Seagrass Planning and Management

Healthy seagrass is essential for healthy oceans.

Seagrass in WA

Growing in ‘meadows’, seagrass is critical to the underwater ecosystem, providing habitat for fish, improving water quality and storing carbon.

Seagrass habitats can be found all along the coast of WA, with significant seagrass communities in Shark Bay, Cockburn Sound, Geographe Bay, and the South Coast.

The seagrass habitat of Cockburn Sound experienced significant losses from the 1950s to the 1990s due to a notable increase in nutrients and pollutants from industrial activities in and around Kwinana. Since then, there have been concerted and widespread efforts to improve water quality in Cockburn Sound, and active restoration of seagrass habitat.

Westport and seagrass

Westport’s proposed design for the new port and marine infrastructure at Kwinana covers four different marine zones including Cockburn Sound, Owen Anchorage, Gage Roads, and the Deep Water Channel near Fremantle, with areas of seagrass in all four zones.

As part of the WAMSI-Westport Marine Science Program, more than 4,000 hectares of seagrass has been mapped across four marine zones – Cockburn Sound, Owen Anchorage, Gage Roads and the northern Deep Water Channel.

Westport has actively worked to avoid direct and indirect impacts to seagrass from the marine infrastructure.

These strategies include:

  • Avoiding direct impacts to seagrass habitat where possible through the port design process. Following mapping, the location of the port footprint was shifted 1km to the south of its original location to avoid directly impacting, i.e. removing, key seagrass in Cockburn Sound.
  • Based on the current design, we anticipate the new channel and port footprint will directly impact (i.e. permanently remove) approximately 2% of existing seagrass across three zones – Owen Anchorage, Gage Roads and the Deep Water Channel. Westport’s ongoing design refinement will continue to look to avoid and minimise seagrass impacts to the greatest extent possible.
  • Minimising and managing indirect impacts to seagrass during port development. These kinds of impacts can occur through sediment burial or light quality during activities like dredging. Planning for dredge management will include water quality monitoring during dredging to maintain conditions for healthy seagrass.
  • Restoring seagrass before and after development to support habitats. This activity will aim to significantly increase overall seagrass habitat in Cockburn Sound, both before and after the port’s development.

Further seagrass research

As well as mapping seagrass meadows along the WA coast, the WAMSI-Westport Marine Science Program has undertaken a number of other seagrass related studies that has given us the best understanding of seagrass habitat in Cockburn Sound that we’ve ever had.

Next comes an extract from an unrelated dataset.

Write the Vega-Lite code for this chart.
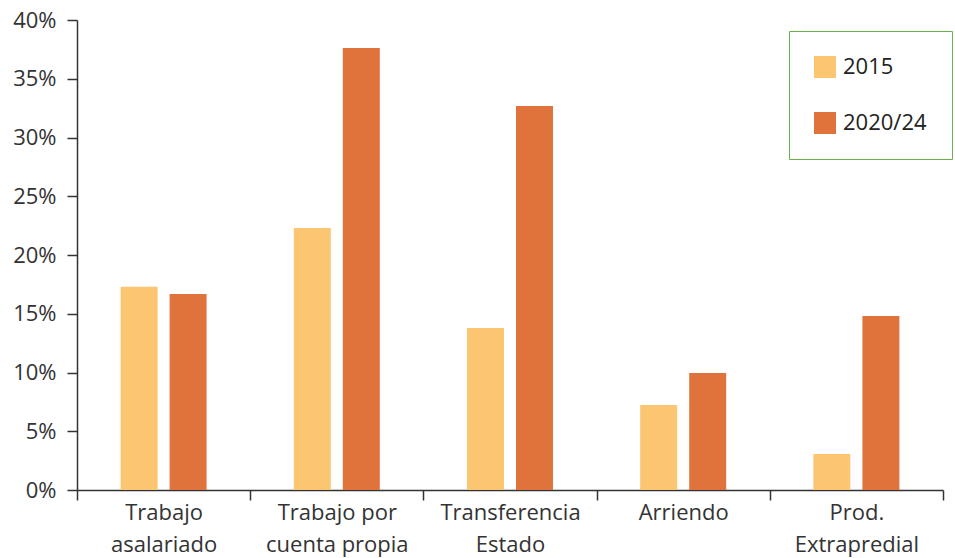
{
  "$schema": "https://vega.github.io/schema/vega-lite/v6.json",
  "width": 866,
  "height": 470,
  "autosize": {"type": "none"},
  "padding": {"left": 77, "top": 20, "right": 12, "bottom": 68},
  "background": "white",
  "config": {
    "view": {"stroke": null},
    "font": "Open Sans",
    "axis": {"labelFont": "Open Sans", "labelColor": "#333333", "domainColor": "#333333", "tickColor": "#333333", "grid": false, "title": null}
  },
  "data": {
    "values": [
      {"cat": "Trabajo|asalariado", "year": "2015", "value": 0.1730},
      {"cat": "Trabajo|asalariado", "year": "2020/24", "value": 0.1668},
      {"cat": "Trabajo por|cuenta propia", "year": "2015", "value": 0.2230},
      {"cat": "Trabajo por|cuenta propia", "year": "2020/24", "value": 0.3762},
      {"cat": "Transferencia|Estado", "year": "2015", "value": 0.1379},
      {"cat": "Transferencia|Estado", "year": "2020/24", "value": 0.3268},
      {"cat": "Arriendo", "year": "2015", "value": 0.0723},
      {"cat": "Arriendo", "year": "2020/24", "value": 0.0996},
      {"cat": "Prod.|Extrapredial", "year": "2015", "value": 0.0306},
      {"cat": "Prod.|Extrapredial", "year": "2020/24", "value": 0.1481}
    ]
  },
  "mark": {"type": "bar"},
  "encoding": {
    "x": {
      "field": "cat",
      "type": "nominal",
      "sort": null,
      "scale": {"paddingInner": 0, "paddingOuter": 0},
      "axis": {
        "labelAngle": 0,
        "labelFontSize": 22,
        "labelExpr": "split(datum.label, '|')",
        "labelLineHeight": 32,
        "labelBaseline": "top",
        "labelPadding": 2,
        "tickBand": "extent",
        "tickSize": 10,
        "tickWidth": 1.5,
        "domainWidth": 1.5,
        "labelLimit": 0
      }
    },
    "xOffset": {
      "field": "year",
      "type": "nominal",
      "scale": {"paddingInner": 0.245, "paddingOuter": 0.89}
    },
    "y": {
      "field": "value",
      "type": "quantitative",
      "scale": {"domain": [0, 0.4], "nice": false},
      "axis": {
        "values": [0, 0.05, 0.1, 0.15, 0.2, 0.25, 0.3, 0.35, 0.4],
        "format": ".0%",
        "labelFontSize": 22,
        "labelPadding": 11,
        "tickSize": 10,
        "tickWidth": 1.5,
        "domainWidth": 1.5
      }
    },
    "color": {
      "field": "year",
      "type": "nominal",
      "scale": {"domain": ["2015", "2020/24"], "range": ["#FBC572", "#E0733B"]},
      "legend": {
        "title": null,
        "orient": "none",
        "legendX": 712,
        "legendY": 11,
        "symbolType": "square",
        "symbolSize": 484,
        "symbolStrokeWidth": 0,
        "labelFontSize": 22,
        "labelColor": "#222222",
        "labelOffset": 7,
        "rowPadding": 34,
        "padding": 25,
        "strokeColor": "#6AB04C",
        "fillColor": "white"
      }
    }
  }
}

Research projects on seagrass include new research on light and sediment tolerance thresholds and requirements for successful seagrass restoration will help increase effectiveness of future seagrass restoration activities.

This research will support Westport’s dredge management planning, and its commitment to significantly scaling up seagrass restoration programs in Cockburn Sound bother before and after development.

The seagrass reports will also be provided to both the State and Federal environmental regulators as part of the environmental impact assessments on the proposed marine infrastructure that are currently underway, which the EPA will release for public comment in 2026.